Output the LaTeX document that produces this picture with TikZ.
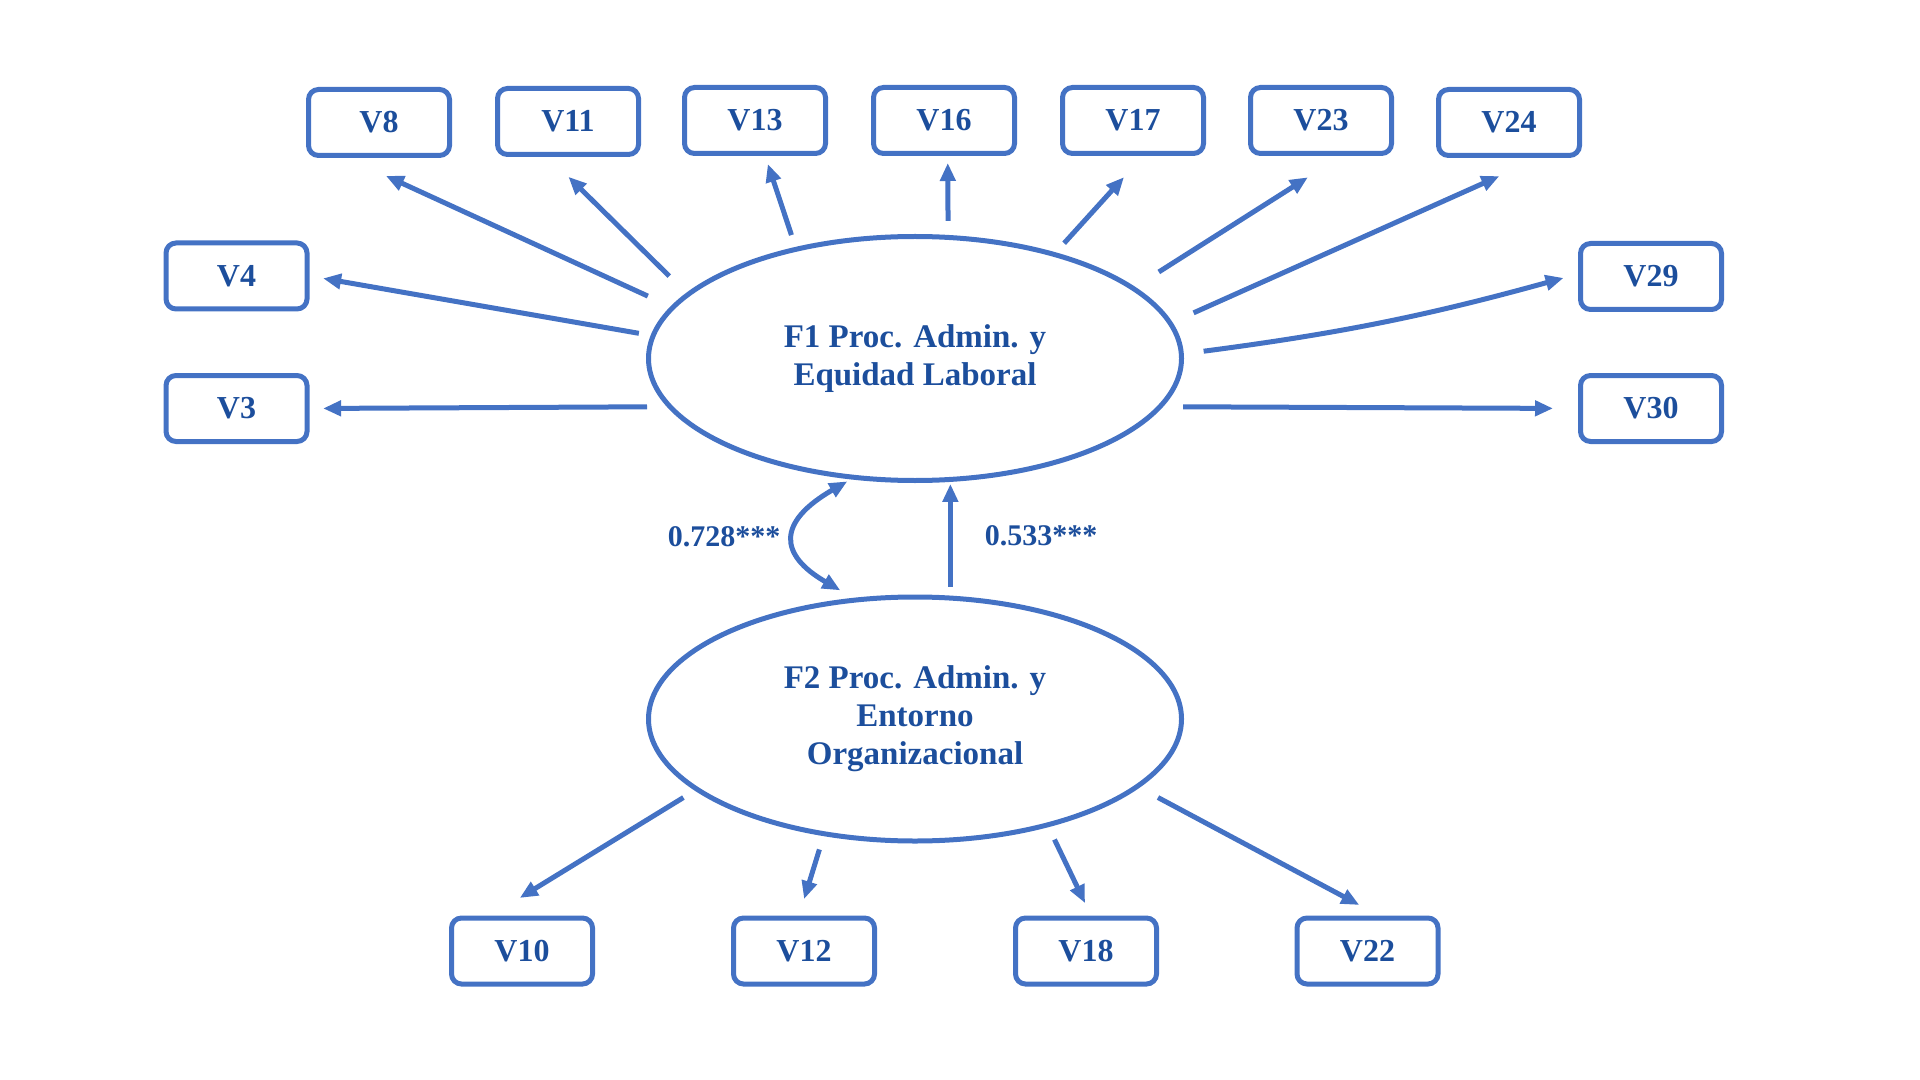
\documentclass[tikz,border=0pt]{standalone}
\usepackage{fontspec}
\setmainfont{Liberation Serif}
\usetikzlibrary{arrows.meta, shapes.geometric, positioning}
\definecolor{lineblue}{RGB}{68,114,196}
\definecolor{textblue}{RGB}{28,78,156}

\begin{document}
\begin{tikzpicture}[
    x=0.5pt, y=0.5pt,
      var/.style = {rectangle, rounded corners=5pt, draw=lineblue, line width=2.5pt,
                    minimum width=70.5pt, minimum height=33pt, inner sep=0pt,
                    text=textblue, font=\fontsize{16}{19}\selectfont\bfseries},
   factor/.style = {ellipse, draw=lineblue, line width=2.5pt,
                    minimum width=266.5pt, minimum height=122pt, inner sep=0pt,
                    align=center, text=textblue, font=\fontsize{16.5}{19}\selectfont\bfseries},
      arr/.style = {draw=lineblue, line width=2.5pt, -{Triangle[length=9pt,width=7.5pt]}},
     coef/.style = {text=textblue, font=\fontsize{15}{18}\selectfont\bfseries}
                    ]
\useasboundingbox (0,0) rectangle (1920,-1080);
% factors
\node (f1)[factor] at (915,-358.5) {F1 Proc. Admin. y\\Equidad Laboral};
\node (f2)[factor] at (915,-719) {F2 Proc. Admin. y\\Entorno\\Organizacional};
% observed variables
\foreach \n/\x/\y in {8/379/122.5, 11/568/121.5, 13/755/120.5, 16/944/120.5,
                      17/1133/120.5, 23/1321/120.5, 24/1509/122.5,
                      4/236.5/276, 3/236.5/408.5, 29/1651/276.5, 30/1651/408.5,
                      10/522/951, 12/804/951, 18/1086/951, 22/1367.5/951}
    \node (v\n)[var] at (\x,-\y) {V\n};
% loadings F1
\draw[arr, shorten <=12.5pt, shorten >=21.4pt] (f1.168) -- (v8.228);
\draw[arr, shorten <=12pt, shorten >=14.1pt] (f1.164) -- (v11.241);
\draw[arr, shorten <=6.3pt, shorten >=4.2pt] (f1.137) -- (v13.286);
\draw[arr, shorten <=7pt, shorten >=3.5pt] (f1.75) -- (v16.276);
\draw[arr, shorten <=6.2pt, shorten >=14.3pt] (f1.37) -- (v17.286);
\draw[arr, shorten <=14pt, shorten >=19.9pt] (f1.18) -- (v23.300);
\draw[arr, shorten <=11.6pt, shorten >=22.2pt] (f1.8) -- (v24.311);
\draw[arr, shorten <=10pt, shorten >=7.5pt] (f1.1) to[bend right=4] (v29.178);
\draw[arr, shorten <=10pt, shorten >=12.5pt] (f1.-11) -- (v30.west);
\draw[arr, shorten <=6pt, shorten >=6.9pt] (f1.175) -- (v4.east);
\draw[arr, shorten <=10pt, shorten >=6.8pt] (f1.191) -- (v3.east);
% loadings F2
\draw[arr, shorten <=6.7pt, shorten >=16.8pt] (f2.198) -- (v10.131);
\draw[arr, shorten <=7pt, shorten >=8.6pt] (f2.232) -- (v12.98);
\draw[arr, shorten <=6.9pt, shorten >=6.9pt] (f2.321) -- (v18.82);
\draw[arr, shorten <=10.5pt, shorten >=11.2pt] (f2.343) -- (v22.72);
% structural part
\draw[arr, shorten <=4.5pt, shorten >=1pt] (f2.74) -- (f1.286);
\draw[arr, {Triangle[length=9pt,width=7.5pt]}-{Triangle[length=9pt,width=7.5pt]},
      shorten <=2pt, shorten >=7.5pt] (f1.242) to[out=210, in=150, looseness=1.85] (f2.117);
\node (r12)[coef] at (724,-537) {0.728***};
\node (b12)[coef] at (1041,-536) {0.533***};
\end{tikzpicture}
\end{document}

------

### Task details
Print out the whole of the material word for word, without pictures.

### Task response
Output the LaTeX document that produces this picture with TikZ.
\documentclass[tikz,border=0pt]{standalone}
\usepackage{fontspec}
\setmainfont{Liberation Serif}
\usetikzlibrary{arrows.meta, shapes.geometric, positioning}
\definecolor{lineblue}{RGB}{68,114,196}
\definecolor{textblue}{RGB}{28,78,156}

\begin{document}
\begin{tikzpicture}[
    x=0.5pt, y=0.5pt,
      var/.style = {rectangle, rounded corners=5pt, draw=lineblue, line width=2.5pt,
                    minimum width=70.5pt, minimum height=33pt, inner sep=0pt,
                    text=textblue, font=\fontsize{16}{19}\selectfont\bfseries},
   factor/.style = {ellipse, draw=lineblue, line width=2.5pt,
                    minimum width=266.5pt, minimum height=122pt, inner sep=0pt,
                    align=center, text=textblue, font=\fontsize{16.5}{19}\selectfont\bfseries},
      arr/.style = {draw=lineblue, line width=2.5pt, -{Triangle[length=9pt,width=7.5pt]}},
     coef/.style = {text=textblue, font=\fontsize{15}{18}\selectfont\bfseries}
                    ]
\useasboundingbox (0,0) rectangle (1920,-1080);
% factors
\node (f1)[factor] at (915,-358.5) {F1 Proc. Admin. y\\Equidad Laboral};
\node (f2)[factor] at (915,-719) {F2 Proc. Admin. y\\Entorno\\Organizacional};
% observed variables
\foreach \n/\x/\y in {8/379/122.5, 11/568/121.5, 13/755/120.5, 16/944/120.5,
                      17/1133/120.5, 23/1321/120.5, 24/1509/122.5,
                      4/236.5/276, 3/236.5/408.5, 29/1651/276.5, 30/1651/408.5,
                      10/522/951, 12/804/951, 18/1086/951, 22/1367.5/951}
    \node (v\n)[var] at (\x,-\y) {V\n};
% loadings F1
\draw[arr, shorten <=12.5pt, shorten >=21.4pt] (f1.168) -- (v8.228);
\draw[arr, shorten <=12pt, shorten >=14.1pt] (f1.164) -- (v11.241);
\draw[arr, shorten <=6.3pt, shorten >=4.2pt] (f1.137) -- (v13.286);
\draw[arr, shorten <=7pt, shorten >=3.5pt] (f1.75) -- (v16.276);
\draw[arr, shorten <=6.2pt, shorten >=14.3pt] (f1.37) -- (v17.286);
\draw[arr, shorten <=14pt, shorten >=19.9pt] (f1.18) -- (v23.300);
\draw[arr, shorten <=11.6pt, shorten >=22.2pt] (f1.8) -- (v24.311);
\draw[arr, shorten <=10pt, shorten >=7.5pt] (f1.1) to[bend right=4] (v29.178);
\draw[arr, shorten <=10pt, shorten >=12.5pt] (f1.-11) -- (v30.west);
\draw[arr, shorten <=6pt, shorten >=6.9pt] (f1.175) -- (v4.east);
\draw[arr, shorten <=10pt, shorten >=6.8pt] (f1.191) -- (v3.east);
% loadings F2
\draw[arr, shorten <=6.7pt, shorten >=16.8pt] (f2.198) -- (v10.131);
\draw[arr, shorten <=7pt, shorten >=8.6pt] (f2.232) -- (v12.98);
\draw[arr, shorten <=6.9pt, shorten >=6.9pt] (f2.321) -- (v18.82);
\draw[arr, shorten <=10.5pt, shorten >=11.2pt] (f2.343) -- (v22.72);
% structural part
\draw[arr, shorten <=4.5pt, shorten >=1pt] (f2.74) -- (f1.286);
\draw[arr, {Triangle[length=9pt,width=7.5pt]}-{Triangle[length=9pt,width=7.5pt]},
      shorten <=2pt, shorten >=7.5pt] (f1.242) to[out=210, in=150, looseness=1.85] (f2.117);
\node (r12)[coef] at (724,-537) {0.728***};
\node (b12)[coef] at (1041,-536) {0.533***};
\end{tikzpicture}
\end{document}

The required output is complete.